Une ambiance insidieuse, des cadrages et des angles de vue qui témoignent de la maîtrise technique époustouflante d'un réalisateur au sommet, de l'angoisse à l'état pur, une partition oppressante, un Nicholson totalement habité par son personnage de dément... voila des éléments qui permettent à Kubrick d'installer une vraie terreur et de signer un sommet dans le genre. C'est un peu le résumé qu'on peut tirer de ce film qui pressure les nerfs par les délices de l'épouvante.

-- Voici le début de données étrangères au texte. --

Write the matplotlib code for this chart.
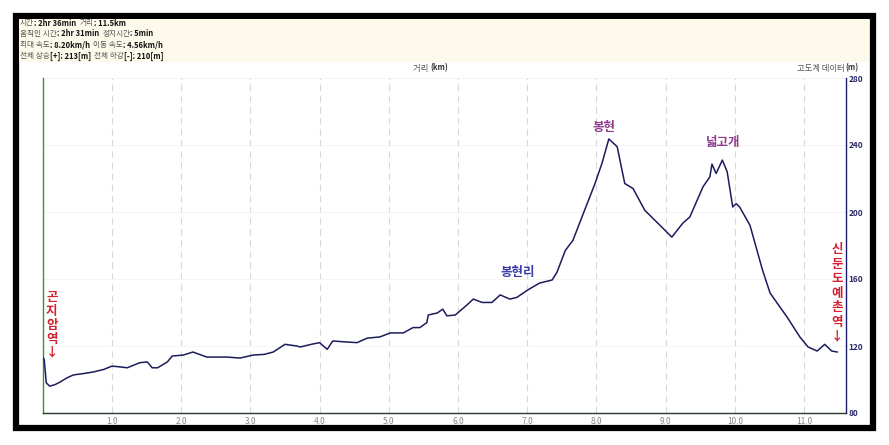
import matplotlib
matplotlib.use("Agg")
import matplotlib.pyplot as plt
from matplotlib.patches import Rectangle

plt.rcParams['font.family'] = ['Noto Sans CJK KR', 'DejaVu Sans']

# 고도 프로파일 (거리 km, 고도 m) - 그림에서 읽은 값
dist_km = [0.00, 0.02, 0.05, 0.10, 0.18, 0.25, 0.35, 0.44, 0.58, 0.73, 0.88, 1.00,
           1.12, 1.22, 1.40, 1.51, 1.58, 1.66, 1.80, 1.87, 2.03, 2.17, 2.37, 2.66,
           2.85, 3.04, 3.20, 3.33, 3.50, 3.67, 3.72, 3.88, 4.00, 4.11, 4.19, 4.35,
           4.54, 4.69, 4.87, 5.02, 5.21, 5.35, 5.45, 5.55, 5.57, 5.70, 5.78, 5.84,
           5.96, 6.13, 6.22, 6.35, 6.49, 6.61, 6.75, 6.85, 7.01, 7.18, 7.36, 7.43,
           7.55, 7.66, 7.81, 7.98, 8.08, 8.18, 8.30, 8.41, 8.53, 8.70, 8.92, 9.09,
           9.25, 9.35, 9.54, 9.64, 9.67, 9.73, 9.82, 9.89, 9.97, 10.02, 10.07, 10.22,
           10.40, 10.51, 10.76, 10.94, 11.06, 11.19, 11.30, 11.40, 11.48]
elev_m = [113, 112, 98, 96, 97, 98.5, 101, 102.7, 103.5, 104.5, 106, 108,
          107.5, 107, 110, 110.5, 107, 107, 110.5, 114, 114.6, 116.4, 113.4, 113.4,
          112.8, 114.6, 115, 116.4, 121, 120, 119.4, 121, 122, 118, 123, 122.5,
          122, 124.7, 125.4, 127.8, 127.8, 131, 131, 134, 138.5, 139.7, 142, 138,
          138.5, 144.5, 148, 146, 146, 150.5, 148, 149, 153.5, 157.6, 159.4, 164,
          177, 183, 199, 217, 229, 243.6, 239, 217, 214, 201, 192, 185,
          193.4, 197, 215, 221, 228.6, 223, 231, 224, 203, 205, 203, 192,
          165.4, 151.6, 137, 125.4, 119.4, 117, 121, 117, 116.4]

x_ticks = [1.0, 2.0, 3.0, 4.0, 5.0, 6.0, 7.0, 8.0, 9.0, 10.0, 11.0]
y_ticks = [80, 120, 160, 200, 240, 280]

header_lines = [
    [("시간", False), (": 2hr 36min  ", True), ("거리", False), (": 11.5km", True)],
    [("움직인 시간", False), (": 2hr 31min  ", True), ("정지시간", False), (": 5min", True)],
    [("최대 속도", False), (": 8.20km/h  ", True), ("이동 속도", False), (": 4.56km/h", True)],
    [("전체 상승", False), ("[+]: 213[m]  ", True), ("전체 하강", False), ("[-]: 210[m]", True)],
]

W, H = 889, 445
fig = plt.figure(figsize=(W / 100, H / 100), dpi=100)
fig.patch.set_facecolor('white')

# 바깥 검은 테두리와 머리말 배경 (축 뒤에 그림)
fig.patches.append(Rectangle((16 / W, 1 - 428 / H), 857 / W, 412 / H, transform=fig.transFigure,
                             facecolor='white', edgecolor='black', linewidth=4.5, zorder=-2))
fig.patches.append(Rectangle((19 / W, 1 - 62 / H), 850 / W, 43 / H, transform=fig.transFigure,
                             facecolor='#fdfaec', edgecolor='none', zorder=-1))

ax = fig.add_axes([42.8 / W, 1 - 413 / H, (846 - 42.8) / W, (413 - 78) / H])
ax.set_zorder(2)
ax.set_facecolor('white')
ax.plot(dist_km, elev_m, color='#1c1c5c', linewidth=1.1, zorder=3)

ax.set_xlim(0, 11.607)
ax.set_ylim(80, 280)
ax.set_xticks(x_ticks)
ax.set_xticklabels([f"{v:.1f}" for v in x_ticks], fontsize=6, color='#888888')
ax.yaxis.tick_right()
ax.set_yticks(y_ticks)
ax.set_yticklabels([str(v) for v in y_ticks], fontsize=6, color='#2a2a6a', fontweight='bold')
ax.tick_params(axis='both', length=0, pad=3)
ax.tick_params(axis='y', pad=2)

ax.grid(axis='x', color='#d8d8d8', linestyle=(0, (6, 4)), linewidth=0.8, zorder=1)
ax.grid(axis='y', color='#f2f2f2', linestyle='-', linewidth=0.6, zorder=1)

ax.spines['top'].set_visible(False)
ax.spines['left'].set_color('#2a9a2a')
ax.spines['left'].set_linewidth(1.0)
ax.spines['right'].set_color('#1c1c6c')
ax.spines['right'].set_linewidth(1.0)
ax.spines['bottom'].set_color('#2a3a2a')
ax.spines['bottom'].set_linewidth(1.0)

# 축 제목
fig.text(430 / W, 1 - 68 / H, "거리 ", fontsize=6, color='#555555', ha='right', va='center')
fig.text(430 / W, 1 - 68 / H, "(km)", fontsize=5.5, color='#333333', fontweight='bold', ha='left', va='center')
fig.text(858 / W, 1 - 68 / H, "(m)", fontsize=5.5, color='#333333', fontweight='bold', ha='right', va='center')
fig.text(845 / W, 1 - 68 / H, "고도계 데이터", fontsize=6, color='#555555', ha='right', va='center')

# 지명 표시
ax.text(8.11, 250.7, "봉현", fontsize=9, color='#8e3c8e', fontweight='bold', ha='center', va='center')
ax.text(9.83, 241.2, "넓고개", fontsize=9, color='#8e3c8e', fontweight='bold', ha='center', va='center')
ax.text(6.87, 164, "봉현리", fontsize=9, color='#3b3ba8', fontweight='bold', ha='center', va='center')
ax.text(0.13, 132.5, "곤\n지\n암\n역\n↓", fontsize=9, color='#d42030', fontweight='bold',
        ha='center', va='center', linespacing=1.1)
ax.text(11.48, 151.6, "신\n둔\n도\n예\n촌\n역\n↓", fontsize=9, color='#d42030', fontweight='bold',
        ha='center', va='center', linespacing=1.15)

# 머리말 통계 (한글은 보통, 값은 굵게)
renderer = fig.canvas.get_renderer()
line_y = [23, 34, 45, 56]
for pieces, y in zip(header_lines, line_y):
    x = 20 / W
    for txt, bold in pieces:
        t = fig.text(x, 1 - y / H, txt, fontsize=5.5, va='center', ha='left',
                     color='#111111' if bold else '#555555',
                     fontweight='bold' if bold else 'normal')
        bb = t.get_window_extent(renderer)
        x = fig.transFigure.inverted().transform((bb.x1, bb.y0))[0]

fig.savefig("out.png", dpi=100)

Les premières images aériennes sur les Rocheuses et sur une voiture qui roule sur une route sinueuse, sont normales et paisibles pour la famille Torrance, comme en réaction de la folie cauchemardesque à venir. Puis c'est l'intrusion dans cet hôtel Overlook, isolé en pleine montagne, on nous invite à visiter cet espace insolite, une enfilade de couloirs, de salons, des portes, des escaliers... c'est impressionnant, triste et rétro, on devine qu'il va se passer quelque chose d'affreux, on s'y attend, mais on ne sait pas quoi.

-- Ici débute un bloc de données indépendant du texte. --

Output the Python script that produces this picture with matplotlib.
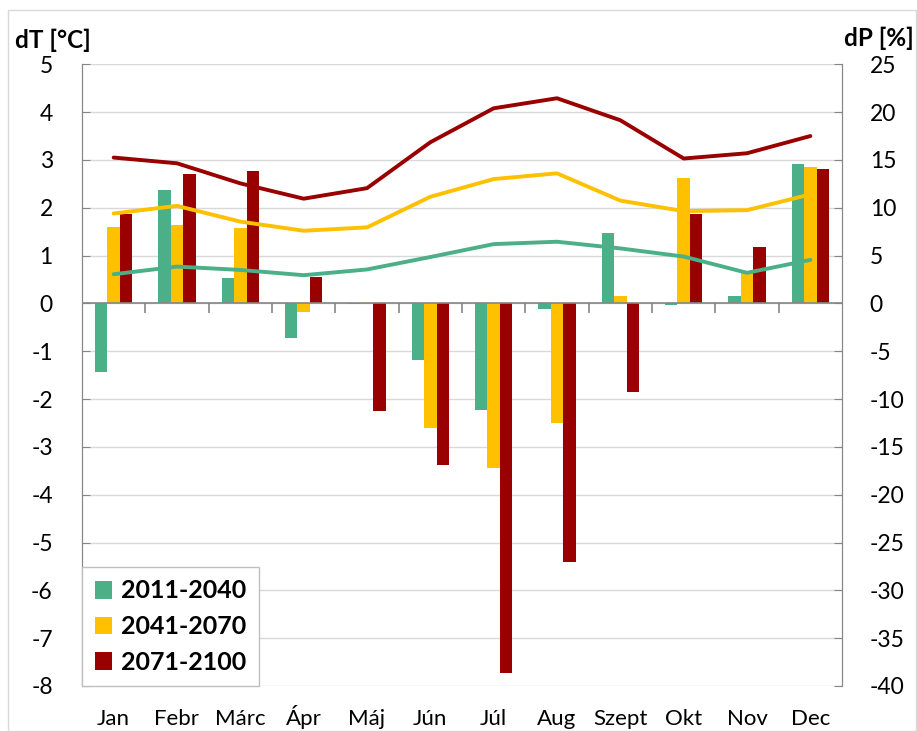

Avec la maîtrise technique et le sens esthétique qu'on lui connait, Kubrick a réalisé un simple film d'épouvante fondé sur les délices de la peur abstraite mais qui possède des charmes plus insidieux et plus pervers. Avec une intelligence diabolique et un sens du récit implacable, Kubrick envoûte le spectateur peu à peu, en distillant l'étrange, le bizarre qui se greffent sur la narration réaliste. Lorsqu'on éprouve un malaise, on le chasse, mais un autre surgit, plus insidieux, plus pénétrant. Kubrick suit le tricycle du gamin dans un ahurissant travelling au ras du sol, silencieux sur les tapis, bruyant sur les dalles, et l'emmène vers cette fameuse chambre 237 ; ceci n'est pas un simple détail, car Kubrick s'efforce de refroidir les clichés de l'épouvante, ce ne sont pas les images "épouvante" qui marquent ou qui effraient le plus, celles des visages convulsés, des corps pourrissants ou des hectolitres de sang au ralenti, l'épouvante est ailleurs. Dans le jeu de Nicholson, un peu forcé (mais le rôle l'exige), surtout dans la scène avec sa hache, dans cet enfant qui converse étrangement avec un alter-ego inventé, et qui peut voir les occupants victimes du drame vécu dans cet hôtel. Un des sommets d'angoisse est atteint quand Wendy découvre que le manuscrit tapé par Jack ne comporte qu'une seule phrase, celle d'un dicton moderne répété à l'infini.
Nous voici plongés dans un univers étrange où la réalité dérape, où le bon sens se dissout, où l'espace et le temps deviennent des notions immatérielles, nous sommes capturés par Kubrick qui nous a pris dans sa nasse, perdus dans un labyrinthe, un piège à maléfices, un lieu de terreur, on a la sensation d'entrer par effraction dans une quatrième dimension qui nous fait douter de notre raison. Le film reste aussi un festival de prouesses techniques avec la puissance folle des images et n'a pas fini de nous interroger avec son image finale énigmatique. Autant dire que c'est du grand Kubrick stylistique.